Start INFORMATION PROVIDED

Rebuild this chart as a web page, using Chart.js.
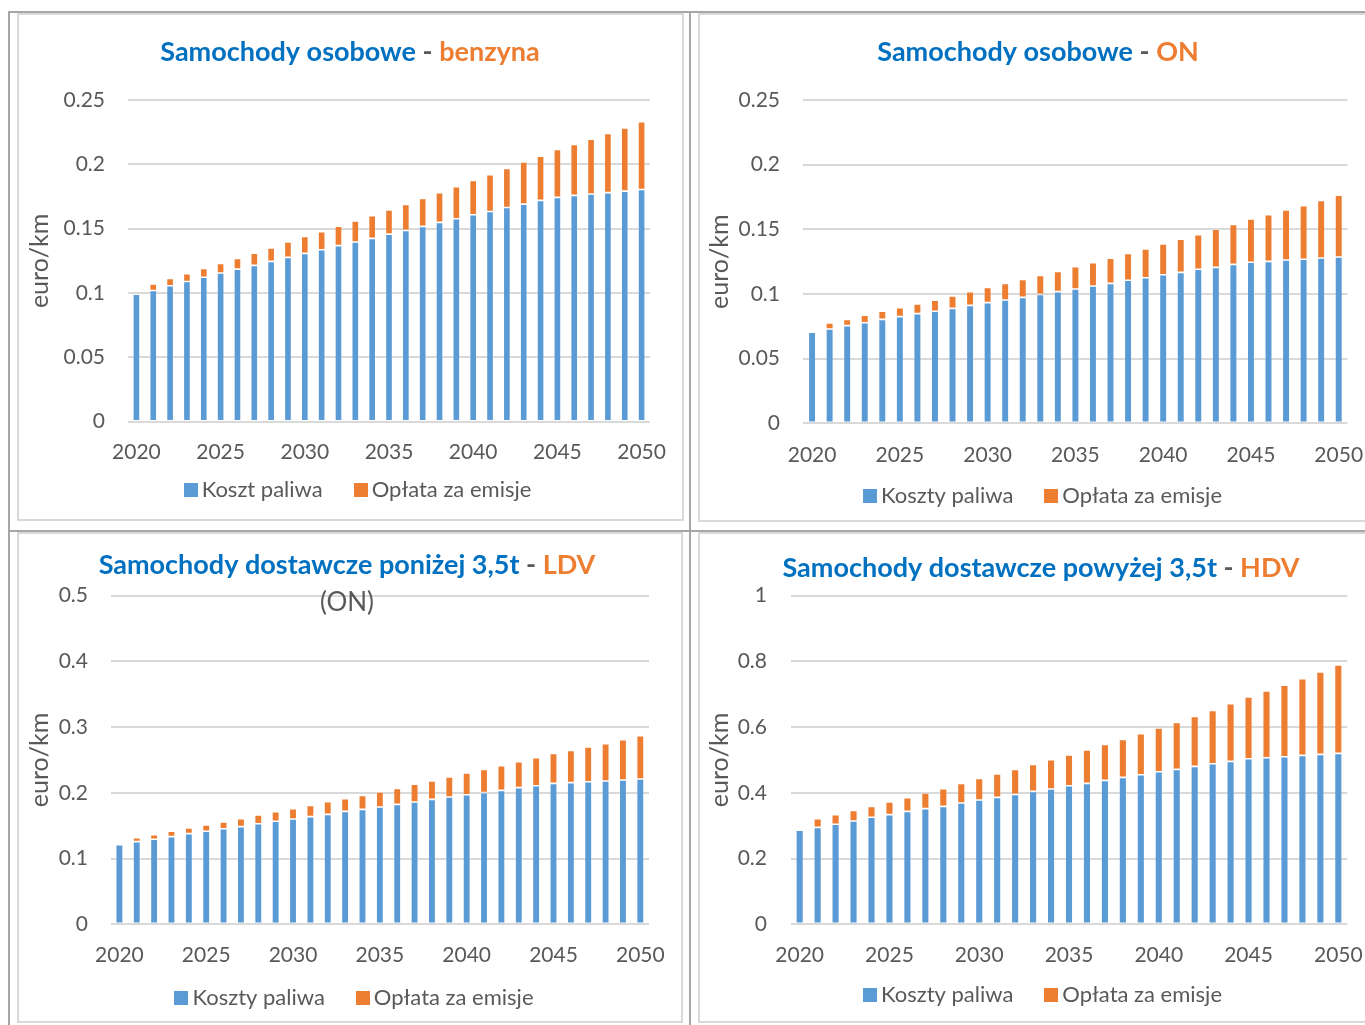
<!DOCTYPE html>
<html lang="pl">
<head>
<meta charset="utf-8">
<title>Koszty paliwa i opłaty za emisje 2020–2050</title>
<script src="https://cdn.jsdelivr.net/npm/chart.js@4.4.1/dist/chart.umd.min.js"></script>
<style>
  html, body { margin: 0; padding: 0; background: #fff; }
  body { width: 1365px; height: 1025px; position: relative; overflow: hidden; }
  .rule { position: absolute; background: #a6a6a6; }
  .panel { position: absolute; box-sizing: border-box; border: 2px solid #d9d9d9; background: #fff; }
  .panel canvas { display: block; }
</style>
</head>
<body>
<div class="rule" style="left:8px; top:11px; width:1357px; height:2px"></div>
<div class="rule" style="left:8px; top:11px; width:2px; height:1014px"></div>
<div class="rule" style="left:689px; top:11px; width:2px; height:1014px"></div>
<div class="rule" style="left:8px; top:530px; width:1357px; height:2px"></div>

<div class="panel" style="left:17px; top:13px; width:667px; height:508px"><canvas id="cOsobBenzyna"></canvas></div>
<div class="panel" style="left:698px; top:13px; width:700px; height:509px"><canvas id="cOsobOn"></canvas></div>
<div class="panel" style="left:17px; top:532px; width:666px; height:491px"><canvas id="cLdv"></canvas></div>
<div class="panel" style="left:698px; top:532px; width:700px; height:491px"><canvas id="cHdv"></canvas></div>

<script>
// Lata prognozy (kategorie osi X)
const years = [2020, 2021, 2022, 2023, 2024, 2025, 2026, 2027, 2028, 2029,
               2030, 2031, 2032, 2033, 2034, 2035, 2036, 2037, 2038, 2039,
               2040, 2041, 2042, 2043, 2044, 2045, 2046, 2047, 2048, 2049, 2050];
// Lata podpisane na osi X
const yearLabels = [2020, 2025, 2030, 2035, 2040, 2045, 2050];

// Samochody osobowe – benzyna [euro/km]
const osobBenzynaPaliwo = [0.0990, 0.1020, 0.1057, 0.1090, 0.1122, 0.1155, 0.1186, 0.1215, 0.1246, 0.1277,
                           0.1308, 0.1336, 0.1368, 0.1396, 0.1425, 0.1458, 0.1487, 0.1518, 0.1549, 0.1577,
                           0.1608, 0.1634, 0.1665, 0.1691, 0.1720, 0.1743, 0.1759, 0.1769, 0.1780, 0.1792, 0.1805];
const osobBenzynaEmisje = [0.0000, 0.0050, 0.0057, 0.0060, 0.0069, 0.0075, 0.0083, 0.0095, 0.0104, 0.0119,
                           0.0132, 0.0140, 0.0152, 0.0164, 0.0175, 0.0187, 0.0202, 0.0217, 0.0231, 0.0249,
                           0.0267, 0.0285, 0.0303, 0.0327, 0.0344, 0.0373, 0.0396, 0.0427, 0.0460, 0.0490, 0.0526];

// Samochody osobowe – ON [euro/km]
const osobOnPaliwo = [0.0704, 0.0729, 0.0755, 0.0778, 0.0804, 0.0825, 0.0848, 0.0866, 0.0889, 0.0912,
                      0.0933, 0.0953, 0.0974, 0.0997, 0.1018, 0.1039, 0.1062, 0.1082, 0.1106, 0.1126,
                      0.1149, 0.1167, 0.1191, 0.1206, 0.1229, 0.1245, 0.1252, 0.1263, 0.1268, 0.1278, 0.1286];
const osobOnEmisje = [0.0000, 0.0047, 0.0049, 0.0057, 0.0062, 0.0069, 0.0075, 0.0085, 0.0095, 0.0106,
                      0.0118, 0.0129, 0.0139, 0.0147, 0.0157, 0.0172, 0.0180, 0.0194, 0.0208, 0.0222,
                      0.0237, 0.0256, 0.0268, 0.0294, 0.0309, 0.0335, 0.0361, 0.0386, 0.0415, 0.0446, 0.0477];

// Samochody dostawcze poniżej 3,5t – LDV (ON) [euro/km]
const ldvPaliwo = [0.1212, 0.1258, 0.1293, 0.1334, 0.1379, 0.1415, 0.1455, 0.1486, 0.1531, 0.1567,
                   0.1602, 0.1638, 0.1673, 0.1719, 0.1749, 0.1785, 0.1825, 0.1861, 0.1901, 0.1937,
                   0.1972, 0.2003, 0.2038, 0.2079, 0.2109, 0.2145, 0.2155, 0.2170, 0.2180, 0.2195, 0.2211];
const ldvEmisje = [0.0000, 0.0060, 0.0071, 0.0081, 0.0087, 0.0096, 0.0102, 0.0121, 0.0132, 0.0147,
                   0.0158, 0.0172, 0.0193, 0.0192, 0.0213, 0.0228, 0.0244, 0.0269, 0.0279, 0.0304,
                   0.0330, 0.0355, 0.0376, 0.0395, 0.0426, 0.0456, 0.0492, 0.0527, 0.0568, 0.0614, 0.0659];

// Samochody dostawcze powyżej 3,5t – HDV [euro/km]
const hdvPaliwo = [0.2860, 0.2950, 0.3043, 0.3144, 0.3256, 0.3337, 0.3438, 0.3519, 0.3590, 0.3692,
                   0.3783, 0.3864, 0.3955, 0.4046, 0.4117, 0.4218, 0.4289, 0.4380, 0.4472, 0.4553,
                   0.4644, 0.4715, 0.4806, 0.4887, 0.4958, 0.5040, 0.5070, 0.5100, 0.5141, 0.5171, 0.5202];
const hdvEmisje = [0.0000, 0.0265, 0.0294, 0.0324, 0.0334, 0.0385, 0.0416, 0.0477, 0.0538, 0.0598,
                   0.0659, 0.0710, 0.0760, 0.0822, 0.0892, 0.0933, 0.1014, 0.1096, 0.1156, 0.1247,
                   0.1328, 0.1430, 0.1521, 0.1623, 0.1755, 0.1875, 0.2028, 0.2180, 0.2332, 0.2505, 0.2687];

// Podziałki osi Y
const osobTicks = [0, 0.05, 0.1, 0.15, 0.2, 0.25];
const ldvTicks  = [0, 0.1, 0.2, 0.3, 0.4, 0.5];
const hdvTicks  = [0, 0.2, 0.4, 0.6, 0.8, 1];

// Nazwy serii
const labelKoszt   = 'Koszt paliwa';
const labelKoszty  = 'Koszty paliwa';
const labelEmisje  = 'Opłata za emisje';
const axisTitle    = 'euro/km';

const FONT   = 'Lato, "Open Sans", sans-serif';
const BLUE   = '#5b9bd5';
const ORANGE = '#ed7d31';
const TBLUE  = '#0070c0';
const GRAY   = '#595959';
const TICK_SIZE = 21, LEGEND_SIZE = 22, AXIS_TITLE_SIZE = 25, TITLE_SIZE = 27, SUB_SIZE = 26;
const X_LABEL_LH = 2.2;          // wysokość wiersza etykiet osi X (mnożnik)
const X_AXIS_H = 50;

Chart.defaults.font.family = FONT;

// Tytuł wielobarwny i legenda rysowane na płótnie wykresu
function panelText(cfg) {
  return {
    id: 'panelText',
    afterDraw(chart) {
      const ctx = chart.ctx;
      ctx.save();
      ctx.textBaseline = 'middle';
      ctx.textAlign = 'left';
      ctx.font = `bold ${TITLE_SIZE}px ${FONT}`;
      const w = cfg.title.map(p => ctx.measureText(p.text).width);
      let x = cfg.titleX - w.reduce((a, b) => a + b, 0) / 2;
      cfg.title.forEach((p, i) => {
        ctx.fillStyle = p.color;
        ctx.fillText(p.text, x, cfg.titleY);
        x += w[i];
      });
      if (cfg.subtitle) {
        ctx.font = `${SUB_SIZE}px ${FONT}`;
        ctx.fillStyle = GRAY;
        ctx.textAlign = 'center';
        ctx.fillText(cfg.subtitle, cfg.titleX, cfg.subY);
        ctx.textAlign = 'left';
      }
      // legenda
      const BOX = 14, GAP = 4, SPACING = 31;
      ctx.font = `${LEGEND_SIZE}px ${FONT}`;
      const items = chart.data.datasets.map(ds => ({
        text: ds.label, color: ds.backgroundColor, w: ctx.measureText(ds.label).width
      }));
      const total = items.reduce((s, it) => s + BOX + GAP + it.w, 0) + SPACING * (items.length - 1);
      let lx = cfg.legendX - total / 2;
      items.forEach(it => {
        ctx.fillStyle = it.color;
        ctx.fillRect(Math.round(lx), Math.round(cfg.legendY - BOX / 2), BOX, BOX);
        ctx.fillStyle = GRAY;
        ctx.fillText(it.text, lx + BOX + GAP, cfg.legendY);
        lx += BOX + GAP + it.w + SPACING;
      });
      ctx.restore();
    }
  };
}

function makeChart(id, s) {
  const canvas = document.getElementById(id);
  canvas.width = s.w;
  canvas.height = s.h;
  const pl = 2;
  const axisTitleLH = AXIS_TITLE_SIZE * 1.2;
  const xLabelLH = TICK_SIZE * X_LABEL_LH;
  const edge = 'rgba(255,255,255,0.25)';
  return new Chart(canvas, {
    type: 'bar',
    data: {
      labels: years,
      datasets: [
        { label: s.fuelLabel, data: s.fuel, backgroundColor: BLUE,
          borderColor: edge, borderWidth: 0.8, borderSkipped: false,
          barPercentage: 0.43, categoryPercentage: 1 },
        { label: labelEmisje, data: s.emis, backgroundColor: ORANGE,
          borderColor: edge, borderWidth: 0.8, borderSkipped: false,
          barPercentage: 0.43, categoryPercentage: 1 }
      ]
    },
    options: {
      responsive: false,
      animation: false,
      devicePixelRatio: 1,
      layout: {
        padding: { left: pl, top: s.top, right: s.w - s.right, bottom: s.h - s.bottom - X_AXIS_H }
      },
      plugins: { legend: { display: false }, title: { display: false }, tooltip: { enabled: false } },
      scales: {
        x: {
          stacked: true,
          grid: { display: false, drawTicks: false },
          border: { display: false },
          ticks: {
            autoSkip: false, maxRotation: 0, minRotation: 0,
            padding: s.xLabelY - s.bottom - xLabelLH / 2,
            color: GRAY, font: { size: TICK_SIZE, lineHeight: X_LABEL_LH },
            callback: (v, i) => yearLabels.includes(years[i]) ? String(years[i]) : ''
          },
          afterFit: sc => { sc.height = X_AXIS_H; }
        },
        y: {
          stacked: true,
          min: 0,
          max: s.ticks[s.ticks.length - 1],
          border: { display: false },
          grid: { color: '#d9d9d9', lineWidth: 2, drawTicks: false },
          ticks: { padding: s.left - s.tickRight, color: GRAY, font: { size: TICK_SIZE },
                   callback: v => String(v) },
          afterBuildTicks: sc => { sc.ticks = s.ticks.map(v => ({ value: v })); },
          afterFit: sc => { sc.width = s.left - pl; },
          title: {
            display: true, text: axisTitle, color: GRAY,
            font: { size: AXIS_TITLE_SIZE },
            padding: { top: s.axisTitleX - pl - axisTitleLH / 2, bottom: 0 }
          }
        }
      }
    },
    plugins: [panelText(s.text)]
  });
}

makeChart('cOsobBenzyna', {
  w: 663, h: 504, left: 109, right: 631, top: 85, bottom: 406.7,
  tickRight: 86, axisTitleX: 21, xLabelY: 437,
  ticks: osobTicks, fuel: osobBenzynaPaliwo, emis: osobBenzynaEmisje, fuelLabel: labelKoszt,
  text: { title: [{ text: 'Samochody osobowe', color: TBLUE }, { text: ' - ', color: GRAY },
                  { text: 'benzyna', color: ORANGE }],
          titleX: 331, titleY: 37, legendX: 338.5, legendY: 475 }
});

makeChart('cOsobOn', {
  w: 696, h: 505, left: 103.3, right: 647.5, top: 85, bottom: 408.3,
  tickRight: 80, axisTitleX: 20, xLabelY: 440,
  ticks: osobTicks, fuel: osobOnPaliwo, emis: osobOnEmisje, fuelLabel: labelKoszty,
  text: { title: [{ text: 'Samochody osobowe', color: TBLUE }, { text: ' - ', color: GRAY },
                  { text: 'ON', color: ORANGE }],
          titleX: 338, titleY: 37, legendX: 342.5, legendY: 481 }
});

makeChart('cLdv', {
  w: 662, h: 487, left: 91.7, right: 630, top: 61.7, bottom: 390.3,
  tickRight: 69, axisTitleX: 21, xLabelY: 421,
  ticks: ldvTicks, fuel: ldvPaliwo, emis: ldvEmisje, fuelLabel: labelKoszty,
  text: { title: [{ text: 'Samochody dostawcze poniżej 3,5t', color: TBLUE }, { text: ' - ', color: GRAY },
                  { text: 'LDV', color: ORANGE }],
          titleX: 328, titleY: 31, subtitle: '(ON)', subY: 69, legendX: 335, legendY: 464 }
});

makeChart('cHdv', {
  w: 696, h: 487, left: 90.7, right: 647.3, top: 61.7, bottom: 390.3,
  tickRight: 67, axisTitleX: 20, xLabelY: 421,
  ticks: hdvTicks, fuel: hdvPaliwo, emis: hdvEmisje, fuelLabel: labelKoszty,
  text: { title: [{ text: 'Samochody dostawcze powyżej 3,5t', color: TBLUE }, { text: ' - ', color: GRAY },
                  { text: 'HDV', color: ORANGE }],
          titleX: 341, titleY: 34, legendX: 342.5, legendY: 461 }
});
</script>
</body>
</html>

End INFORMATION PROVIDED

Without the pictures, return the listing above from its first line through the line that has "const yearLabels = [2020, 2025, 2030, 2035, 2040, 2045, 2050];".

### EXERCISE RESPONSE
Rebuild this chart as a web page, using Chart.js.
<!DOCTYPE html>
<html lang="pl">
<head>
<meta charset="utf-8">
<title>Koszty paliwa i opłaty za emisje 2020–2050</title>
<script src="https://cdn.jsdelivr.net/npm/chart.js@4.4.1/dist/chart.umd.min.js"></script>
<style>
  html, body { margin: 0; padding: 0; background: #fff; }
  body { width: 1365px; height: 1025px; position: relative; overflow: hidden; }
  .rule { position: absolute; background: #a6a6a6; }
  .panel { position: absolute; box-sizing: border-box; border: 2px solid #d9d9d9; background: #fff; }
  .panel canvas { display: block; }
</style>
</head>
<body>
<div class="rule" style="left:8px; top:11px; width:1357px; height:2px"></div>
<div class="rule" style="left:8px; top:11px; width:2px; height:1014px"></div>
<div class="rule" style="left:689px; top:11px; width:2px; height:1014px"></div>
<div class="rule" style="left:8px; top:530px; width:1357px; height:2px"></div>

<div class="panel" style="left:17px; top:13px; width:667px; height:508px"><canvas id="cOsobBenzyna"></canvas></div>
<div class="panel" style="left:698px; top:13px; width:700px; height:509px"><canvas id="cOsobOn"></canvas></div>
<div class="panel" style="left:17px; top:532px; width:666px; height:491px"><canvas id="cLdv"></canvas></div>
<div class="panel" style="left:698px; top:532px; width:700px; height:491px"><canvas id="cHdv"></canvas></div>

<script>
// Lata prognozy (kategorie osi X)
const years = [2020, 2021, 2022, 2023, 2024, 2025, 2026, 2027, 2028, 2029,
               2030, 2031, 2032, 2033, 2034, 2035, 2036, 2037, 2038, 2039,
               2040, 2041, 2042, 2043, 2044, 2045, 2046, 2047, 2048, 2049, 2050];
// Lata podpisane na osi X
const yearLabels = [2020, 2025, 2030, 2035, 2040, 2045, 2050];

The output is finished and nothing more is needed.